If that total is correct, and it largely has been uncontested, it would suggest Harris’ crowd at the Ellipse was far larger than the 53,000 people who attended Donald Trump’s Jan. 6 speech at the same location nearly four years earlier.

Around the same time, the former Republican president held an event in Pennsylvania, where he commented on Harris’ crowd.

“They’re busing people because they couldn’t get anybody to show up for her tonight,” Trump said, referring to Harris and her team. The GOP candidate added, “She can’t get anybody.”

Obviously, the idea that the Democratic candidate “can’t get anybody” is utterly bonkers. Not only did tens of thousands of people assemble at the Ellipse, but days earlier, tens of thousands of people attended a Harris rally in Houston.

The more interesting part of Trump’s line, however, was the idea that the Democratic campaign has been reduced to “busing people because they couldn’t get anybody to show up for her.” He said the same thing at an event last week, telling a Michigan audience, “You ever see Kamala’s crowds? They put like 10 people, they bus them in. They take a bus, and they pay people. It’s true. They pay people. They don’t get people.”

In fact, the former president has been pushing this same line, almost word for word, since early September — when he first started noticing the big and excited crowds Harris was generating.

In August, Trump went so far as to claim that people were using “artificial intelligence” to make it appear as if sizable crowds were showing up for the vice president’s campaign events. He added at the time that images showing her audiences were “fake.”

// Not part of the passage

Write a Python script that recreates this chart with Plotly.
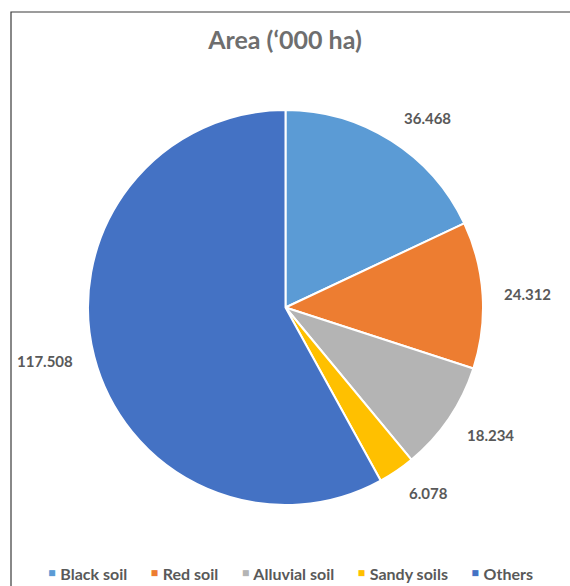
import math
import plotly.graph_objects as go

# Soil area breakdown ('000 ha)
soil_types = ["Black soil", "Red soil", "Alluvial soil", "Sandy soils", "Others"]
area_kha = [36.468, 24.312, 18.234, 6.078, 117.508]
slice_colors = ["#5B9BD5", "#ED7D31", "#B4B4B4", "#FFC000", "#4472C4"]

W, H = 570, 586
FONT = "Lato"
GREY = "#595959"

# pie placement in pixels (centre and radius)
CX, CY, R = 285.5, 307.5, 197.5
LABEL_R = R + 19.5

fig = go.Figure(
    go.Pie(
        labels=soil_types,
        values=area_kha,
        sort=False,
        direction="clockwise",
        rotation=0,
        marker=dict(colors=slice_colors, line=dict(color="white", width=2)),
        textinfo="none",
        showlegend=False,
        domain=dict(x=[(CX - R) / W, (CX + R) / W],
                    y=[1 - (CY + R) / H, 1 - (CY - R) / H]),
        hoverinfo="label+value",
    )
)

# value labels placed just outside each slice, on its mid-angle
annotations = []
total = sum(area_kha)
cum = 0.0
for v in area_kha:
    theta = 2 * math.pi * (cum + v / 2) / total
    cum += v
    s, c = math.sin(theta), math.cos(theta)
    px = CX + LABEL_R * s
    py = CY - LABEL_R * c
    xa = "left" if s > 0.3 else ("right" if s < -0.3 else "center")
    if c > 0.3:
        ya, dy = "bottom", -5
    elif c < -0.3:
        ya, dy = "top", 5
    else:
        ya, dy = "middle", 0
    annotations.append(dict(
        x=px / W, y=1 - py / H, xref="paper", yref="paper",
        text=f"{v:.3f}", showarrow=False, xanchor=xa, yanchor=ya, yshift=dy,
        font=dict(family=FONT, size=15, color=GREY, weight="bold"),
    ))

# horizontal legend row along the bottom
gap = "&nbsp;" * 6
legend_text = gap.join(
    f"<span style='color:{col};font-size:20px'>\u25AA</span>&nbsp;{name}"
    for name, col in zip(soil_types, slice_colors)
)
annotations.append(dict(
    x=290 / W, y=1 - 572 / H, xref="paper", yref="paper",
    text=legend_text, showarrow=False, xanchor="center", yanchor="middle",
    font=dict(family=FONT, size=16, color=GREY, weight="bold"),
))

fig.update_layout(
    width=W,
    height=H,
    margin=dict(l=0, r=0, t=0, b=0, autoexpand=False),
    paper_bgcolor="white",
    plot_bgcolor="white",
    showlegend=False,
    title=dict(
        text="Area (\u2018000 ha)",
        x=285 / W,
        xanchor="center",
        y=1 - 40 / H,
        yanchor="middle",
        font=dict(family=FONT, size=25, color="#6E6E6E", weight="bold"),
    ),
    annotations=annotations,
    shapes=[
        dict(
            type="rect",
            xref="paper",
            yref="paper",
            x0=11 / W,
            y0=1 - 12 / H,
            x1=1.05,
            y1=-0.05,
            line=dict(color="#3A3A3A", width=1.2),
            fillcolor="rgba(0,0,0,0)",
            layer="below",
        )
    ],
)

fig.write_html("out.html")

What I find amazing about all of this is how truly pitiful it is. Trump’s ego can’t handle the idea that his opponent has enthusiastic supporters, so he apparently makes himself feel better with a conspiracy theory of sorts: Harris and her team must be paying fake supporters to attend her events, because the alternative is that many Americans actually like her and want her to win.

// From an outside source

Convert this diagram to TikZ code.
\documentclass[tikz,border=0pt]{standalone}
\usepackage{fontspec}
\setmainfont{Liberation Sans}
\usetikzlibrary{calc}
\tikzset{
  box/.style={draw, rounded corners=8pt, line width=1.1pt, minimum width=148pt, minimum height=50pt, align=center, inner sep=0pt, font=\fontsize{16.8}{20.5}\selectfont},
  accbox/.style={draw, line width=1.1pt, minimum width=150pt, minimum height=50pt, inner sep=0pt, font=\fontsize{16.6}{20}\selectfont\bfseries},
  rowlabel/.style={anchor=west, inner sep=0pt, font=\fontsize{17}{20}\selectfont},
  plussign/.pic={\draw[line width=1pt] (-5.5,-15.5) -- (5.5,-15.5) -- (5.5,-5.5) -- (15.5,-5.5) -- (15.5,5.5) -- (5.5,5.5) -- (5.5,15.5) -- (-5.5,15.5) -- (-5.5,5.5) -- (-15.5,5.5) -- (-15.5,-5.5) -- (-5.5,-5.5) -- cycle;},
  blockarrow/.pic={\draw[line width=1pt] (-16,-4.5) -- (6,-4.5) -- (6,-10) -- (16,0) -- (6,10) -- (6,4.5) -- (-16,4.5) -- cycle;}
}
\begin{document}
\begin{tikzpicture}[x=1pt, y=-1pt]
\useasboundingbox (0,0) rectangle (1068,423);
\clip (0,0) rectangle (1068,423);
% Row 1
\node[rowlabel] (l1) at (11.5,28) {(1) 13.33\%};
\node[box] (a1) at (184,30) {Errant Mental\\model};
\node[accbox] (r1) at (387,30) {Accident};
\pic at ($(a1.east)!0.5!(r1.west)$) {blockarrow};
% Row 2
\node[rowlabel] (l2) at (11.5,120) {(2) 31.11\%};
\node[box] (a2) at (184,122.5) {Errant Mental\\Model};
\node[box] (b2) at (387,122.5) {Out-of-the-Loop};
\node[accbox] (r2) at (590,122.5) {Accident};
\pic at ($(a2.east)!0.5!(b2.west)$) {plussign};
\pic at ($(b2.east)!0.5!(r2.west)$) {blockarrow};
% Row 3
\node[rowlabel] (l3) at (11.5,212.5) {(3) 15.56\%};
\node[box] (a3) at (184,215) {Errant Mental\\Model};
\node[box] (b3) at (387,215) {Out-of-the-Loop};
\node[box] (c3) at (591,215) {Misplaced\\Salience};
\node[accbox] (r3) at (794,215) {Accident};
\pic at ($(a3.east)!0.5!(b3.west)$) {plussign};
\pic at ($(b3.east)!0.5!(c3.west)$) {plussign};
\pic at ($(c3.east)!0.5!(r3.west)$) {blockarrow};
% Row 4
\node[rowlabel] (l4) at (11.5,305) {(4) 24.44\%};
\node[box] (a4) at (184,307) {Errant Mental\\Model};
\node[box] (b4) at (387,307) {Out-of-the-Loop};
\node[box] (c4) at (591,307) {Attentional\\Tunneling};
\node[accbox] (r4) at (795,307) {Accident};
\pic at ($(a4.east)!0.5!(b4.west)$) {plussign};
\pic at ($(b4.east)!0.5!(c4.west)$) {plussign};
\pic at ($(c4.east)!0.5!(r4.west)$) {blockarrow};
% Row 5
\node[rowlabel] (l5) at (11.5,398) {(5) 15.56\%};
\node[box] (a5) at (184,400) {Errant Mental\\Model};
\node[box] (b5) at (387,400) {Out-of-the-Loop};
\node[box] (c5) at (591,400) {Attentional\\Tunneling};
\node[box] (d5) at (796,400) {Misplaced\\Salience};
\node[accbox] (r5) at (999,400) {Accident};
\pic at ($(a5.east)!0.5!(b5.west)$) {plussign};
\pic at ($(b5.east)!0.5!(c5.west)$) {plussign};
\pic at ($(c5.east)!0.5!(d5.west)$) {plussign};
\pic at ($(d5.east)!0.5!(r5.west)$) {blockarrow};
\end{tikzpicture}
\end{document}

What’s more, this isn’t unique to the 2024 election. In early June 2016, when the then-candidate inspired protests, Trump assumed that the people involved couldn’t possibly dislike him. They were, the Republican said at the time, “paid agitators.”

After the GOP candidate prevailed on Election Day 2016, there was related anti-Trump activism. Those involved, he said in November 2016, were “paid protesters.”

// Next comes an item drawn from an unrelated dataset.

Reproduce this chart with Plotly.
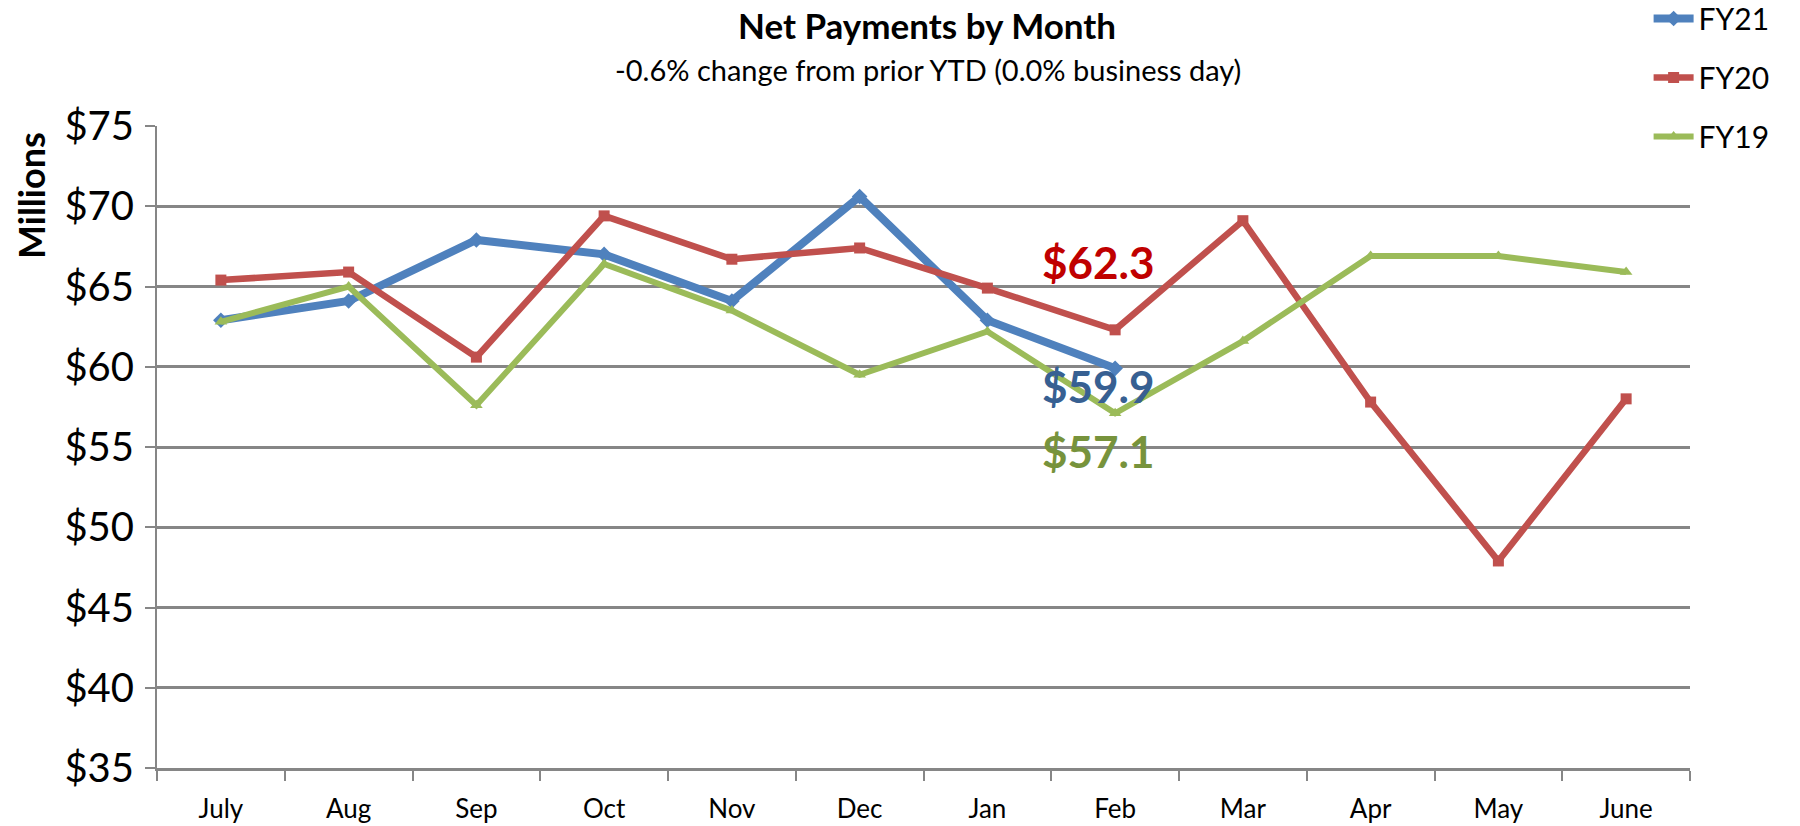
import plotly.graph_objects as go

months = ["July", "Aug", "Sep", "Oct", "Nov", "Dec", "Jan", "Feb", "Mar", "Apr", "May", "June"]
fy21 = [62.9, 64.1, 67.9, 67.0, 64.1, 70.6, 62.9, 59.9]
fy20 = [65.4, 65.9, 60.6, 69.4, 66.7, 67.4, 64.9, 62.3, 69.1, 57.8, 47.9, 58.0]
fy19 = [62.8, 65.0, 57.6, 66.4, 63.5, 59.5, 62.2, 57.1, 61.6, 66.9, 66.9, 65.9]
y_ticks = [35, 40, 45, 50, 55, 60, 65, 70, 75]
y_tick_text = ["$" + str(v) for v in y_ticks]

FONT = "Lato, 'Open Sans', sans-serif"

series = [
    ("FY21", fy21, "#4F81BD", 8, "diamond", 12),
    ("FY20", fy20, "#C0504D", 6.5, "square", 11),
    ("FY19", fy19, "#9BBB59", 6, "triangle-up", 11),
]

fig = go.Figure()
for i, (name, vals, color, lw, sym, ms) in enumerate(series):
    fig.add_trace(go.Scatter(
        x=months[:len(vals)], y=vals, name=name, mode="lines+markers",
        line=dict(color=color, width=lw),
        marker=dict(color=color, symbol=sym, size=ms),
        legendgroup=name,
    ))

# value labels for the latest month (Feb)
labels = [
    (fy20[7], "#C00000", 68),
    (fy21[7], "#376092", -18),
    (fy19[7], "#77933C", -38),
]
for v, c, ys in labels:
    fig.add_annotation(x=months[7], y=v, text="$%.1f" % v, showarrow=False,
                       xanchor="center", yanchor="middle",
                       xshift=-17, yshift=ys,
                       font=dict(family=FONT, size=44, color=c, weight="bold"))

fig.add_annotation(xref="paper", yref="paper", x=0.502, y=1.0, yshift=101,
                   xanchor="center", yanchor="middle",
                   text="<b>Net Payments by Month</b>", showarrow=False,
                   font=dict(family=FONT, size=35, color="#000000"))
fig.add_annotation(xref="paper", yref="paper", x=0.503, y=1.0, yshift=57,
                   xanchor="center", yanchor="middle",
                   text="-0.6% change from prior YTD (0.0% business day)", showarrow=False,
                   font=dict(family=FONT, size=29, color="#000000"))
fig.add_annotation(xref="paper", yref="paper", x=0, xshift=-126, y=1.0, yshift=-70,
                   xanchor="center", yanchor="middle",
                   text="<b>Millions</b>", showarrow=False, textangle=-90,
                   font=dict(family=FONT, size=36, color="#000000"))

fig.update_layout(
    width=1800, height=826,
    margin=dict(l=157, r=110, t=126, b=58, autoexpand=False),
    paper_bgcolor="white", plot_bgcolor="white",
    font=dict(family=FONT, color="#000000"),
    showlegend=True,
    legend=dict(x=0.973, xanchor="left", y=1.208, yref="paper", yanchor="top",
                font=dict(family=FONT, size=30, color="#000000"),
                tracegroupgap=17, bgcolor="rgba(0,0,0,0)", itemwidth=40),
)
fig.update_xaxes(
    type="category", categoryorder="array", categoryarray=months,
    range=[-0.5, 11.5], showgrid=False, automargin=False,
    showline=True, linecolor="#868686", linewidth=3,
    ticks="outside", tickson="boundaries", ticklen=10, tickcolor="#868686", tickwidth=2,
    tickfont=dict(family=FONT, size=26, color="#000000"),
    ticklabelstandoff=16,
)
fig.update_yaxes(
    range=[35, 75], tickvals=y_ticks, ticktext=y_tick_text, automargin=False,
    showgrid=True, gridcolor="#868686", gridwidth=2.5,
    showline=True, linecolor="#868686", linewidth=2,
    ticks="outside", ticklen=10, tickcolor="#868686", tickwidth=2,
    tickfont=dict(family=FONT, size=40, color="#000000"),
    ticklabelstandoff=3, zeroline=False,
)

fig.write_html("out.html", config={"displayModeBar": False},
               post_script="document.body.style.margin='0px';")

Months later, after the Republican’s inauguration, the activism continued. Trump assured the public once more that these Americans deserved to be ignored — because he assumed they were “paid protesters.”

The following year, Brett Kavanaugh’s Supreme Court nomination inspired another round of progressive activism. The protesters, Trump insisted, were “paid professionals.”

That was in October 2018. In October 2024, he’s at it again, assuming that the Harris campaign is paying people to show up for her events.

The problem isn’t just that Trump sees Americans he disagrees with as “the enemy within,” the problem is made worse by the fact that he often sees Americans he disagrees with as an impossibility that can only be explained through corrupt schemes that only exist in his mind.